Delta posted adjusted earnings of $735 million in the second quarter, its biggest profit since the start of the pandemic. But Refintiv analysts expected earnings of $1.1 billion for the airline. The Total revenue of $13.8 billion, beat forecast as it was $250 million more than expected, similar to that the same quarter of 2019. This was further boosted by record revenue from the airline's American Express co-branded credit card. Despite this Delta had to cancel 3.5% of its scheduled flights last month.

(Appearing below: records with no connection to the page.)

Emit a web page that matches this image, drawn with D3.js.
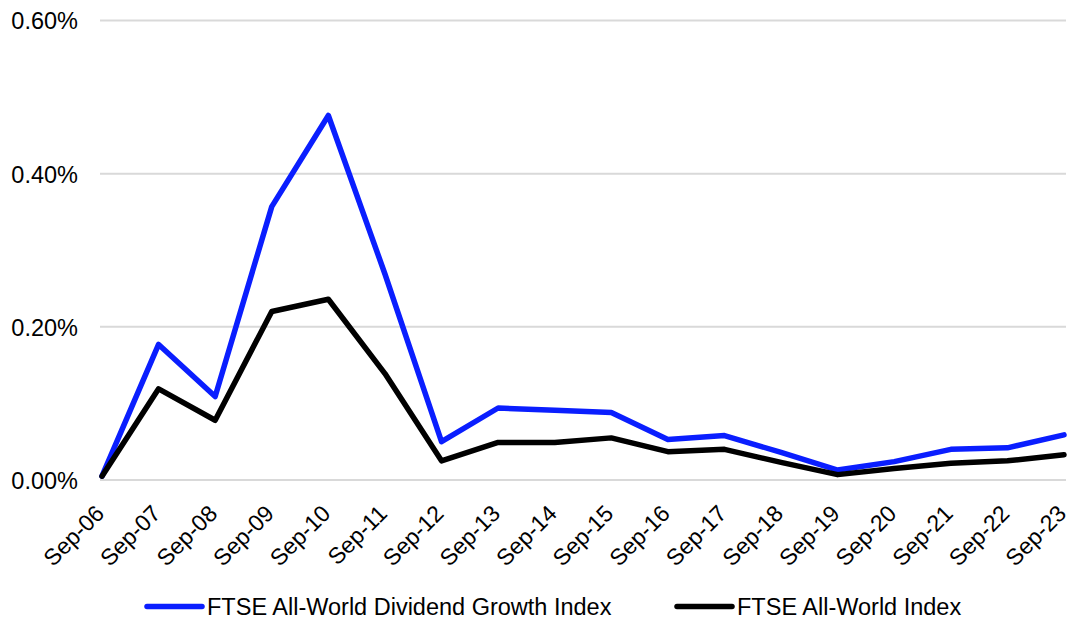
<!DOCTYPE html>
<html>
<head>
<meta charset="utf-8">
<script src="https://cdn.jsdelivr.net/npm/d3@7"></script>
<style>
  html, body { margin: 0; padding: 0; background: #fff; }
  svg { display: block; font-family: "Liberation Sans", Arial, sans-serif; }
</style>
</head>
<body>
<svg id="chart" width="1071" height="621"></svg>
<script>
// Dates (September of each year)
const categories = ["Sep-06","Sep-07","Sep-08","Sep-09","Sep-10","Sep-11","Sep-12","Sep-13","Sep-14",
                    "Sep-15","Sep-16","Sep-17","Sep-18","Sep-19","Sep-20","Sep-21","Sep-22","Sep-23"];

// Values in percent
const dividendGrowth = [0.005, 0.177, 0.109, 0.357, 0.476, 0.269, 0.050, 0.094, 0.091,
                        0.088, 0.053, 0.058, 0.036, 0.013, 0.024, 0.040, 0.042, 0.059];
const allWorld       = [0.005, 0.119, 0.078, 0.220, 0.236, 0.139, 0.025, 0.049, 0.049,
                        0.055, 0.037, 0.040, 0.023, 0.007, 0.015, 0.022, 0.025, 0.033];

const yTicks = [0, 0.2, 0.4, 0.6];

const seriesNames = ["FTSE All-World Dividend Growth Index", "FTSE All-World Index"];
const seriesColors = ["#0a1eff", "#000000"];

const svg = d3.select("#chart");

const x = d3.scalePoint().domain(categories).range([102, 1064]);
const y = d3.scaleLinear().domain([0, 0.6]).range([480, 20.5]);

// Horizontal gridlines
svg.append("g")
  .selectAll("line")
  .data(yTicks)
  .join("line")
  .attr("x1", 100).attr("x2", 1066)
  .attr("y1", d => y(d)).attr("y2", d => y(d))
  .attr("stroke", "#d9d9d9")
  .attr("stroke-width", 2);

// Y axis labels
const yAxis = d3.axisLeft(y).tickValues(yTicks).tickFormat(d => d.toFixed(2) + "%").tickSize(0).tickPadding(0);
svg.append("g")
  .attr("transform", "translate(78,0)")
  .call(yAxis)
  .call(g => g.select(".domain").remove())
  .selectAll("text")
  .attr("font-size", 23.5)
  .attr("font-family", "Liberation Sans, Arial, sans-serif")
  .attr("fill", "#000")
  .attr("dy", "0.36em");

// X axis labels, rotated
const xAxis = d3.axisBottom(x).tickSize(0).tickPadding(0);
svg.append("g")
  .attr("transform", "translate(0,480)")
  .call(xAxis)
  .call(g => g.select(".domain").remove())
  .selectAll("text")
  .attr("font-size", 23)
  .attr("font-family", "Liberation Sans, Arial, sans-serif")
  .attr("fill", "#000")
  .attr("text-anchor", "end")
  .attr("dy", null)
  .attr("y", 0)
  .attr("transform", "translate(3,35) rotate(-45)");

// Lines
const line = d3.line().x((d, i) => x(categories[i])).y(d => y(d));
[dividendGrowth, allWorld].forEach((vals, k) => {
  svg.append("path")
    .datum(vals)
    .attr("fill", "none")
    .attr("stroke", seriesColors[k])
    .attr("stroke-width", 5.5)
    .attr("stroke-linejoin", "round")
    .attr("stroke-linecap", "round")
    .attr("d", line);
});

// Legend
const legendX = [147, 677];
const legend = svg.append("g");
seriesNames.forEach((name, k) => {
  legend.append("line")
    .attr("x1", legendX[k]).attr("x2", legendX[k] + 55)
    .attr("y1", 606.5).attr("y2", 606.5)
    .attr("stroke", seriesColors[k])
    .attr("stroke-width", 5.5)
    .attr("stroke-linecap", "round");
  legend.append("text")
    .attr("x", legendX[k] + 60)
    .attr("y", 615)
    .attr("font-size", 23.5)
    .attr("fill", "#000")
    .text(name);
});
</script>
</body>
</html>
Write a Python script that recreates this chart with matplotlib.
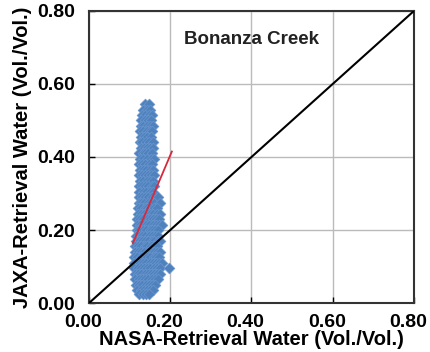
import numpy as np
import matplotlib
matplotlib.use('Agg')
import matplotlib.pyplot as plt
import matplotlib.transforms as mtransforms

plt.rcParams['font.family'] = ['Liberation Sans', 'DejaVu Sans']

# scatter, one row of NASA values per JAXA level
row_jaxa = [0.545, 0.530, 0.515, 0.500, 0.485, 0.470, 0.455, 0.440, 0.425, 0.410,
            0.395, 0.380, 0.365, 0.350, 0.335, 0.320, 0.305, 0.290, 0.275, 0.260,
            0.245, 0.230, 0.215, 0.200, 0.185, 0.170, 0.155, 0.140, 0.125, 0.110,
            0.095, 0.080, 0.065, 0.050, 0.035, 0.025]
row_nasa = [
    [0.138, 0.147],
    [0.133, 0.142, 0.151],
    [0.131, 0.139, 0.148, 0.155],
    [0.129, 0.138, 0.145, 0.153],
    [0.127, 0.134, 0.144, 0.150, 0.157],
    [0.126, 0.133, 0.142, 0.149, 0.156],
    [0.128, 0.136, 0.144, 0.153],
    [0.125, 0.131, 0.140, 0.148, 0.157],
    [0.127, 0.135, 0.143, 0.151, 0.158],
    [0.124, 0.132, 0.139, 0.146, 0.155],
    [0.126, 0.134, 0.142, 0.152, 0.159],
    [0.124, 0.130, 0.138, 0.147, 0.154],
    [0.125, 0.133, 0.141, 0.149, 0.157],
    [0.124, 0.131, 0.137, 0.145, 0.152, 0.160],
    [0.126, 0.134, 0.142, 0.150, 0.157],
    [0.123, 0.130, 0.139, 0.146, 0.155, 0.161],
    [0.124, 0.133, 0.141, 0.149, 0.158],
    [0.123, 0.131, 0.138, 0.146, 0.154, 0.163, 0.169],
    [0.122, 0.129, 0.136, 0.145, 0.152, 0.161, 0.174],
    [0.121, 0.128, 0.137, 0.144, 0.151, 0.160, 0.167],
    [0.120, 0.127, 0.135, 0.142, 0.151, 0.158, 0.167, 0.176],
    [0.119, 0.126, 0.134, 0.143, 0.150, 0.158, 0.165, 0.173],
    [0.118, 0.126, 0.133, 0.141, 0.148, 0.157, 0.164, 0.172, 0.179],
    [0.117, 0.124, 0.132, 0.140, 0.149, 0.156, 0.163, 0.171],
    [0.116, 0.123, 0.131, 0.138, 0.147, 0.155, 0.162, 0.170],
    [0.115, 0.122, 0.130, 0.139, 0.146, 0.154, 0.161, 0.169, 0.176],
    [0.114, 0.121, 0.129, 0.137, 0.144, 0.153, 0.160, 0.168],
    [0.113, 0.120, 0.128, 0.136, 0.145, 0.152, 0.159, 0.167, 0.174],
    [0.112, 0.119, 0.127, 0.135, 0.143, 0.151, 0.159, 0.166, 0.173],
    [0.111, 0.118, 0.126, 0.134, 0.141, 0.150, 0.157, 0.165, 0.172, 0.180],
    [0.112, 0.120, 0.127, 0.136, 0.144, 0.151, 0.160, 0.167, 0.175, 0.196],
    [0.113, 0.121, 0.129, 0.137, 0.145, 0.153, 0.160, 0.168, 0.175],
    [0.114, 0.122, 0.130, 0.138, 0.146, 0.154, 0.162, 0.169],
    [0.116, 0.124, 0.131, 0.140, 0.147, 0.156, 0.163],
    [0.119, 0.127, 0.135, 0.143, 0.151, 0.158],
    [0.124, 0.132, 0.140, 0.148],
]

# red fitted line, end points
fit_x = [0.108, 0.204]
fit_y = [0.164, 0.415]

ticks = [0.0, 0.2, 0.4, 0.6, 0.8]
tick_labels = ['0.00', '0.20', '0.40', '0.60', '0.80']

nasa = np.concatenate([np.array(r) for r in row_nasa])
jaxa = np.concatenate([np.full(len(r), y) for r, y in zip(row_nasa, row_jaxa)])

fig = plt.figure(figsize=(4.31, 3.52), dpi=100)
ax = fig.add_axes([0.2065, 0.139, 0.754, 0.830])

ax.scatter(nasa, jaxa, marker='D', s=30, color='#4F81BD',
           edgecolor='#6A96CF', linewidth=0.5, zorder=3)
ax.plot([0, 0.8], [0, 0.8], color='black', linewidth=1.5, zorder=4)
ax.plot(fit_x, fit_y, color='#D8283C', linewidth=1.3, zorder=5)

ax.set_xlim(0, 0.8)
ax.set_ylim(0, 0.8)
ax.set_xticks(ticks)
ax.set_yticks(ticks)
ax.set_xticklabels(tick_labels, fontsize=14, fontweight='bold')
ax.set_yticklabels(tick_labels, fontsize=14, fontweight='bold')
ax.tick_params(direction='in', length=4, width=1, pad=8)
ax.tick_params(axis='y', pad=10)
ax.grid(True, color='#BBBBBB', linewidth=1)
ax.set_axisbelow(True)
for s in ax.spines.values():
    s.set_linewidth(1.5)
    s.set_color('#333333')

# x tick labels sit a little left of their ticks in the original
shift = mtransforms.ScaledTranslation(-0.06, 0, fig.dpi_scale_trans)
for lbl in ax.get_xticklabels():
    lbl.set_transform(lbl.get_transform() + shift)

ax.set_xlabel('NASA-Retrieval Water (Vol./Vol.)', fontsize=14.5, fontweight='bold', labelpad=-1)
ax.set_ylabel('JAXA-Retrieval Water (Vol./Vol.)', fontsize=14.5, fontweight='bold', labelpad=4)
ax.text(0.40, 0.723, 'Bonanza Creek', fontsize=13.5, fontweight='bold',
        ha='center', va='center', color='#222222')

fig.savefig('out.png', dpi=100)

U.S. carriers are enjoying the strongest summer travel season in three years as more people resume regular activities including vacations. International traffic and corporate travel demand are also on a rebound, making for a profitable second-quarter for most of the major carriers. Airline shares have been battered in recent weeks on concerns that higher air fares, a worsening economic outlook, persistently high inflation and rising interest rates could dent travel spending in the second half of the year.

Why it matters

The airline industry's decision to let go thousands of workers at the height of the coronavirus pandemic in 2020 has left it ill-equipped to deal with a surge in consumer demand. Carriers are struggling to ramp up capacity and get operations back on a smoother track, resulting in higher operational costs. Deltas headcount has reached 95% of pre-pandemic levels, but training backlogs have left it short-staffed.